Por david E. Santos Gómez
La pandemia, en medio de sus innumerables desgracias, ha puesto sobre la mesa una discusión necesaria. Nos ha obligado a pensar, una vez más, el papel del Estado como eje estructurador de la nación y de su sociedad. En este punto, cuando millones han perdido sus empleos y la economía colapsó en todos los rincones, cuando la cotidianidad de la informalidad y el rebusque pasó a ser la angustia por el encierro y el hambre, la conclusión parece ser evidente: la gente necesita la mano del Estado. Los más débiles no pueden sobrevivir con un Estado chico, reducido a un burdo administrador, réplica patética y burocrática de una empresa privada. El Estado, como esa red de instituciones públicas, con el músculo necesario, es el único que puede ayudar cuando la catástrofe toca las puertas. Y debe permanecer ahí cuando cierta normalidad nos permita pensar en el futuro, en ir más allá de la superviviencia y mejorar, realmente, la vida de los ciudadanos.

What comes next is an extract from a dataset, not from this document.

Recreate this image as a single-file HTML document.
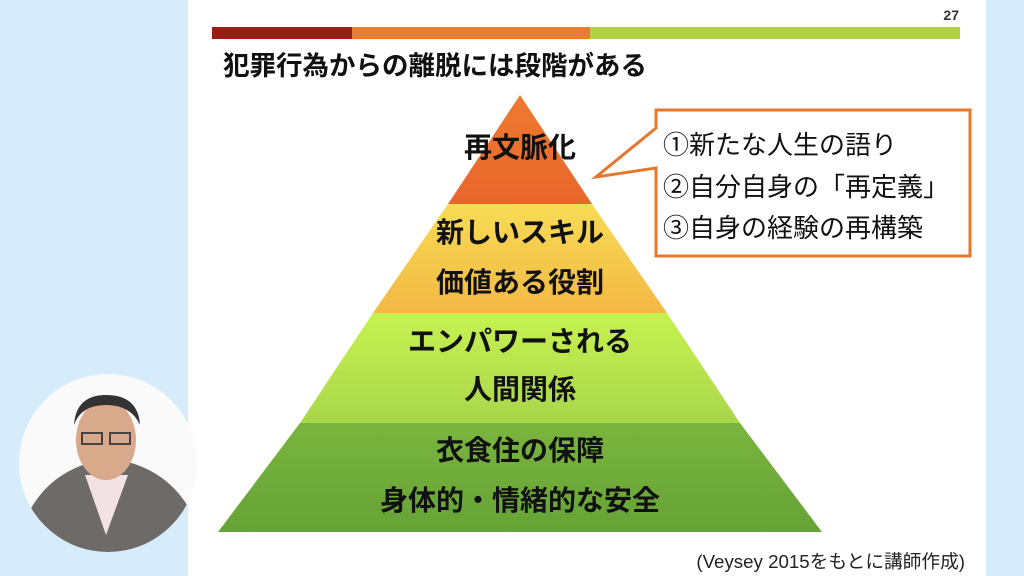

Colombia -a lo largo de su tormentosa y violenta historia- es un país en el que sus élites han buscado sin cesar la disminución del Estado. En el que partidos políticos y gobernantes de turno han entregado sus responsabilidades a otros, por momentos incluso a grupos ilegales, reduciendo el andamiaje social y de justicia a costa de beneficios para privados y componendas para corruptos. Un alto porcentaje de la población, pobre toda ella, no conoce la ayuda de un Estado benefactor y malvive a costa de las migajas. El resultado es una nación rabiosamente desigual, desentendida de sus desgracias, desconectada de sus realidades, que se enorgullece de una falsa estabilidad democrática y un mentiroso crecimiento económico. “La economía va bien, pero el país va mal”, dicen que dijo Fabio Echeverri, cuando era presidente de la Andi, al cerrar el siglo XX, en años boyantes pero sangrientos.
Hoy, con la cifra de muertos por coronavirus en ascenso pavoroso, con las calles incendiadas tras las injusticias policiales, con las protestas juveniles tomando fuerza de nuevo, con el desempleo en cifras rojas y el liderazgo nacional reducido a un programa de televisión; vale la pena preguntarse dónde está la mano del Estado. Necesitamos más de ella y no menos. De aquella que se ofrece como protectora y no de la cerrada, en puño, siempre dispuesta al golpe. Porque de esa ya conocemos suficiente.